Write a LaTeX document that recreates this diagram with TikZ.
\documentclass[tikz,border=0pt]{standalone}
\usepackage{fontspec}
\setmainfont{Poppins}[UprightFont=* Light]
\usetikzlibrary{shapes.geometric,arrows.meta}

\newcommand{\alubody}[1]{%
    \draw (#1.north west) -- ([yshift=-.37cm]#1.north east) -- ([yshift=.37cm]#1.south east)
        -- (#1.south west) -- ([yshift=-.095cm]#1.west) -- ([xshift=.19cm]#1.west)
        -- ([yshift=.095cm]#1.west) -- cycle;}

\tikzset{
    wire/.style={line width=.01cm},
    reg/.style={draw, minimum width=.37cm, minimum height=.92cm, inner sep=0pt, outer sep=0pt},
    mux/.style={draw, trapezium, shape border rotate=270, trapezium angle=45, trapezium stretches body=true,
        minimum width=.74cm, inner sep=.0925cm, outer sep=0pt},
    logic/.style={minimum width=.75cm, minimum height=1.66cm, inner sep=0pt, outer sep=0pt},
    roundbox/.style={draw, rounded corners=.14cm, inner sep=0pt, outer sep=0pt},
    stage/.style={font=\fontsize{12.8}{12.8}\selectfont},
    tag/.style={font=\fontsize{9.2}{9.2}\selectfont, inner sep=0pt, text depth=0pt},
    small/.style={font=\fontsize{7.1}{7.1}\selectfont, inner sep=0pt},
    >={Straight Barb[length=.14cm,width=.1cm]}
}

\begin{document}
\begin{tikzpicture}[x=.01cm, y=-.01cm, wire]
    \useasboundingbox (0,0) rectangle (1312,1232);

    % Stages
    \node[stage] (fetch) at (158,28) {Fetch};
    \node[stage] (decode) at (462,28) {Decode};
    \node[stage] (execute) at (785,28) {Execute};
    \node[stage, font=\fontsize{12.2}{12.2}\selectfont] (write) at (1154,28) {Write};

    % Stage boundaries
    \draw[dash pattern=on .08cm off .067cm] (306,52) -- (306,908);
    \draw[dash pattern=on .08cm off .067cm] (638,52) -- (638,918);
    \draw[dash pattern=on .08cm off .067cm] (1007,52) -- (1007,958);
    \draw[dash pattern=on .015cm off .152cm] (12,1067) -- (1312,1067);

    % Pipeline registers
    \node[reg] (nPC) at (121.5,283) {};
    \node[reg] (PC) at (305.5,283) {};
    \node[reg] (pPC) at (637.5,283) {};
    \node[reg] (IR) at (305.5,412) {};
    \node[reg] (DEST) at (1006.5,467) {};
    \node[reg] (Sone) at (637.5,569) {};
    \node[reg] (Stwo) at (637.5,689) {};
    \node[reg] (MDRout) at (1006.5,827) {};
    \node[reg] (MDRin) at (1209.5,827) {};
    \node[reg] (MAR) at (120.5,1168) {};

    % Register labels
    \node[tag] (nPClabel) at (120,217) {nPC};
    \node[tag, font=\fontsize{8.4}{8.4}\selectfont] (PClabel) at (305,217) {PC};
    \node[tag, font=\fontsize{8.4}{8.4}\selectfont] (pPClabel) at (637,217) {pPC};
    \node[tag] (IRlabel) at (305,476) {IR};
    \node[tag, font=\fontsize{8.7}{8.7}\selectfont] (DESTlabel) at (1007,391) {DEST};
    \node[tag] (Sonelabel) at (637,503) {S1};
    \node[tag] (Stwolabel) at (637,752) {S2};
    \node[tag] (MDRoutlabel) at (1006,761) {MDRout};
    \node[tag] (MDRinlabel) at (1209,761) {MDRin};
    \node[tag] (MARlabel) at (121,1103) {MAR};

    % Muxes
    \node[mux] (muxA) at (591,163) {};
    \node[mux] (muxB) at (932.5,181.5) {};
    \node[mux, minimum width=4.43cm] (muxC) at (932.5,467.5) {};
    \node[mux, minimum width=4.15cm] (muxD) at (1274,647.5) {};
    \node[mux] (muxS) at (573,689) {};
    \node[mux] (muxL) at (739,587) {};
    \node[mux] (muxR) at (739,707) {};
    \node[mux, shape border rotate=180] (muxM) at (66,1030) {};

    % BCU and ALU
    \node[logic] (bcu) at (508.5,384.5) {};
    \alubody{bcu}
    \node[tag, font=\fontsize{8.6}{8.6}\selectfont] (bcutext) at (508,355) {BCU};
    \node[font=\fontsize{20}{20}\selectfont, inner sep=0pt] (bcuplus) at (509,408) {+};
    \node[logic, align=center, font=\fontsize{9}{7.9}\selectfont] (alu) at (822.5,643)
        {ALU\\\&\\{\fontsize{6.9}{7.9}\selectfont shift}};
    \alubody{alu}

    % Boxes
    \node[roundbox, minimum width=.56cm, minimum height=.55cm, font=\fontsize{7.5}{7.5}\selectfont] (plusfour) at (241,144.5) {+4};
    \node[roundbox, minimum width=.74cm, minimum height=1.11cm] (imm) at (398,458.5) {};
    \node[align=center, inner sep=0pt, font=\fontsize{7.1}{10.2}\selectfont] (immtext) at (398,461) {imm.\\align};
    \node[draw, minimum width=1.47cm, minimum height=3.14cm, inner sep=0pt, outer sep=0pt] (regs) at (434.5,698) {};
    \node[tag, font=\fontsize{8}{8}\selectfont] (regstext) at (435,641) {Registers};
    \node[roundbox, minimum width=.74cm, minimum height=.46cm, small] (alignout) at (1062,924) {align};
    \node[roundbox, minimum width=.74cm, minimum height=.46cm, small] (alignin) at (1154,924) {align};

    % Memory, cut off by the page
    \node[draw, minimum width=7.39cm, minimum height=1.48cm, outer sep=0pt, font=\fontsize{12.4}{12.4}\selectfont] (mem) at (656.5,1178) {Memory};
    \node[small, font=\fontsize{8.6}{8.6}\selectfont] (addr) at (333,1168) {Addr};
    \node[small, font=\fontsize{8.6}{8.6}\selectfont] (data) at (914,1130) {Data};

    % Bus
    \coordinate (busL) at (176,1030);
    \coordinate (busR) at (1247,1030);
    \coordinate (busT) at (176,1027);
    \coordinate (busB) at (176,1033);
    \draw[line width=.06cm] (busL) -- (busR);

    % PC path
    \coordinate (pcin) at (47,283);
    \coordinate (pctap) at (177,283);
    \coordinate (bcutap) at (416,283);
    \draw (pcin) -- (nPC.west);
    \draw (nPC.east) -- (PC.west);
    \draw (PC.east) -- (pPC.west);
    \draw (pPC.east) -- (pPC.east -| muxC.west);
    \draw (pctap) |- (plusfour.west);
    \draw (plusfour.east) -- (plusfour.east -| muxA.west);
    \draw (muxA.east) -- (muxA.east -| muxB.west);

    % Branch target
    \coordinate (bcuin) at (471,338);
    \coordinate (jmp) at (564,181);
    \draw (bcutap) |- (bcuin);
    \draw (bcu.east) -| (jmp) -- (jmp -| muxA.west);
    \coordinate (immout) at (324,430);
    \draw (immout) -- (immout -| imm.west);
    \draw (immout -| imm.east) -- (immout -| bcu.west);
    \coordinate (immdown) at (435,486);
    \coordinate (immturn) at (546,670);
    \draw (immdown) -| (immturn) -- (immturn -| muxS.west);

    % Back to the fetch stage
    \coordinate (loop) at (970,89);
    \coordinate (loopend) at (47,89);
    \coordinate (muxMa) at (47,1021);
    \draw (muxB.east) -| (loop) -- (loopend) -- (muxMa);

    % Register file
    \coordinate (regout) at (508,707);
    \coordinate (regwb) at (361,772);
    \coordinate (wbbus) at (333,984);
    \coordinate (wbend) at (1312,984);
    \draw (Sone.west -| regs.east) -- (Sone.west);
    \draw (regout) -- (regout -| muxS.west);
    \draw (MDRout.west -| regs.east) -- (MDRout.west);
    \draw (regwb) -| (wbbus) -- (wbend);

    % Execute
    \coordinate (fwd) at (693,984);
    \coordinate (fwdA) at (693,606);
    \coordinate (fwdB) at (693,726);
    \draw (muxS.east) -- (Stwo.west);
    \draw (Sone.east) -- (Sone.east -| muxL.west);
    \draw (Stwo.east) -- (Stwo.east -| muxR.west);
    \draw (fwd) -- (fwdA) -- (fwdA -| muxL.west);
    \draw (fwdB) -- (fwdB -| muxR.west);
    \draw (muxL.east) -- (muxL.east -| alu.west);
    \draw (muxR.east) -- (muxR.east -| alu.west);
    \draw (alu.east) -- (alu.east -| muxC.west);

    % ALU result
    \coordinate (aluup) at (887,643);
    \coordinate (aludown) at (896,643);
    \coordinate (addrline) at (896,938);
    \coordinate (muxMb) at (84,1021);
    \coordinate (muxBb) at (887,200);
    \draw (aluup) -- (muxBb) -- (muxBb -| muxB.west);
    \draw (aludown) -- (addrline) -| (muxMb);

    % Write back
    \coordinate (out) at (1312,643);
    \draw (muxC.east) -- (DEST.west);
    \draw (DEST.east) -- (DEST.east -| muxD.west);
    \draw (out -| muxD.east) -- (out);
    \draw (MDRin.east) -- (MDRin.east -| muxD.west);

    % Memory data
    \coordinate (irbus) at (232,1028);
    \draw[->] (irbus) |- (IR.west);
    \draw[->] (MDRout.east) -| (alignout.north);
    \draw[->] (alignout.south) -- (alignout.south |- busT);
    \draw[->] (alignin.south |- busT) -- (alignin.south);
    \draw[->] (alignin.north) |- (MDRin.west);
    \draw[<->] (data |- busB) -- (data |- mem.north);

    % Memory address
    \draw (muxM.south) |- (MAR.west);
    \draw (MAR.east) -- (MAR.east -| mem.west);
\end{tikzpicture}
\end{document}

+--

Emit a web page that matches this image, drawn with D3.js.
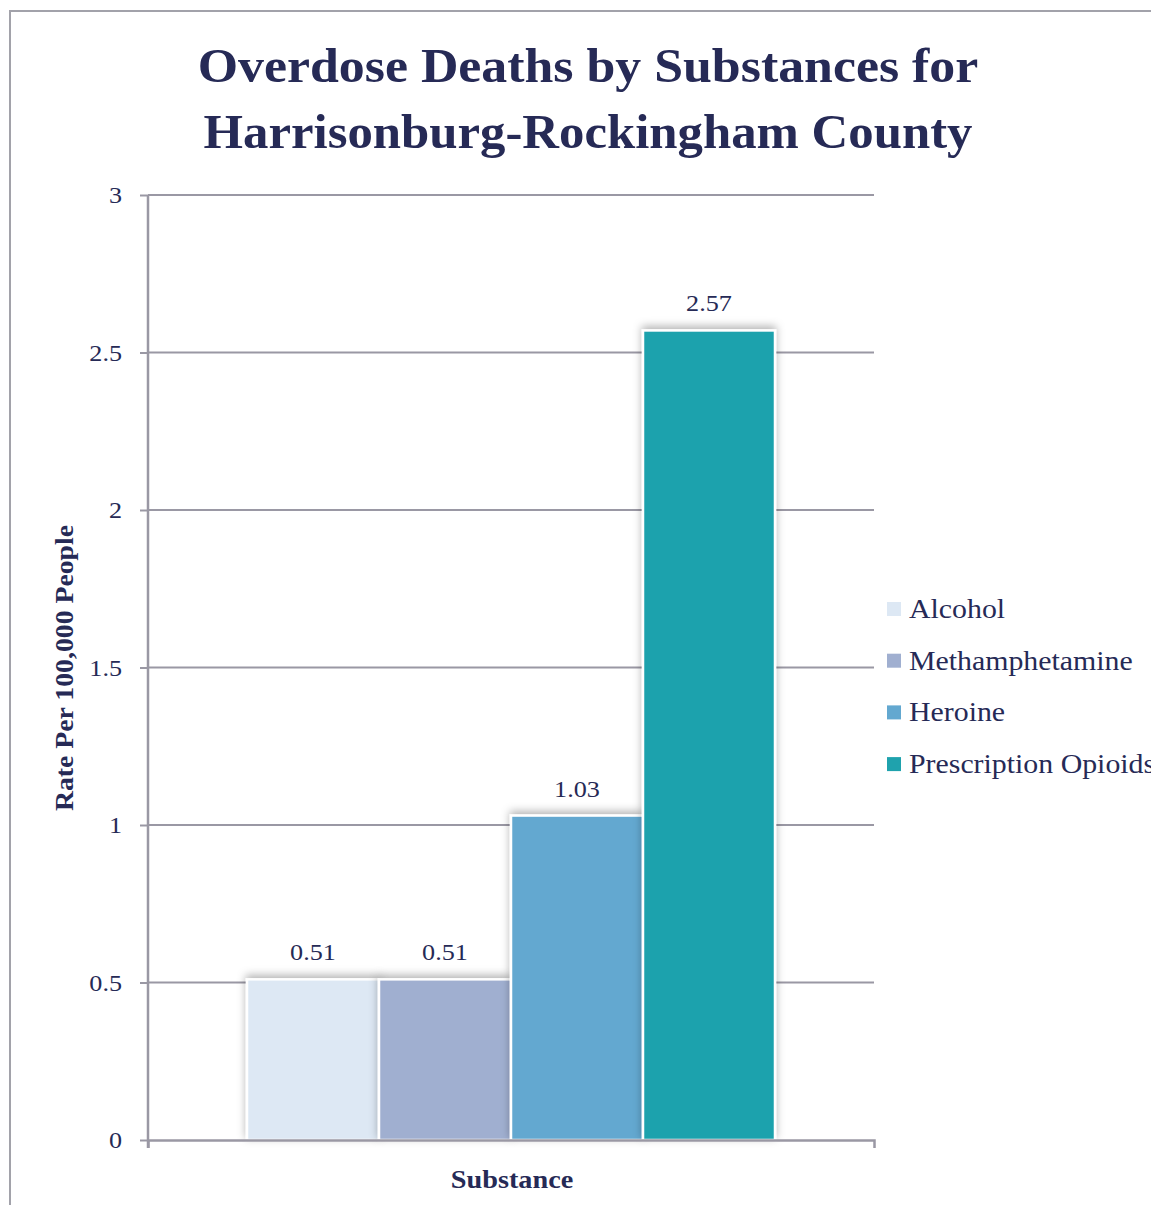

+--

◆ Given exercise: Of the lines above, retype only those from the line containing "Write a LaTeX" through the line containing "(12,1067) -- (1312,1067);", including both, exactly.

◆ Exercise answer:
Write a LaTeX document that recreates this diagram with TikZ.
\documentclass[tikz,border=0pt]{standalone}
\usepackage{fontspec}
\setmainfont{Poppins}[UprightFont=* Light]
\usetikzlibrary{shapes.geometric,arrows.meta}

\newcommand{\alubody}[1]{%
    \draw (#1.north west) -- ([yshift=-.37cm]#1.north east) -- ([yshift=.37cm]#1.south east)
        -- (#1.south west) -- ([yshift=-.095cm]#1.west) -- ([xshift=.19cm]#1.west)
        -- ([yshift=.095cm]#1.west) -- cycle;}

\tikzset{
    wire/.style={line width=.01cm},
    reg/.style={draw, minimum width=.37cm, minimum height=.92cm, inner sep=0pt, outer sep=0pt},
    mux/.style={draw, trapezium, shape border rotate=270, trapezium angle=45, trapezium stretches body=true,
        minimum width=.74cm, inner sep=.0925cm, outer sep=0pt},
    logic/.style={minimum width=.75cm, minimum height=1.66cm, inner sep=0pt, outer sep=0pt},
    roundbox/.style={draw, rounded corners=.14cm, inner sep=0pt, outer sep=0pt},
    stage/.style={font=\fontsize{12.8}{12.8}\selectfont},
    tag/.style={font=\fontsize{9.2}{9.2}\selectfont, inner sep=0pt, text depth=0pt},
    small/.style={font=\fontsize{7.1}{7.1}\selectfont, inner sep=0pt},
    >={Straight Barb[length=.14cm,width=.1cm]}
}

\begin{document}
\begin{tikzpicture}[x=.01cm, y=-.01cm, wire]
    \useasboundingbox (0,0) rectangle (1312,1232);

    % Stages
    \node[stage] (fetch) at (158,28) {Fetch};
    \node[stage] (decode) at (462,28) {Decode};
    \node[stage] (execute) at (785,28) {Execute};
    \node[stage, font=\fontsize{12.2}{12.2}\selectfont] (write) at (1154,28) {Write};

    % Stage boundaries
    \draw[dash pattern=on .08cm off .067cm] (306,52) -- (306,908);
    \draw[dash pattern=on .08cm off .067cm] (638,52) -- (638,918);
    \draw[dash pattern=on .08cm off .067cm] (1007,52) -- (1007,958);
    \draw[dash pattern=on .015cm off .152cm] (12,1067) -- (1312,1067);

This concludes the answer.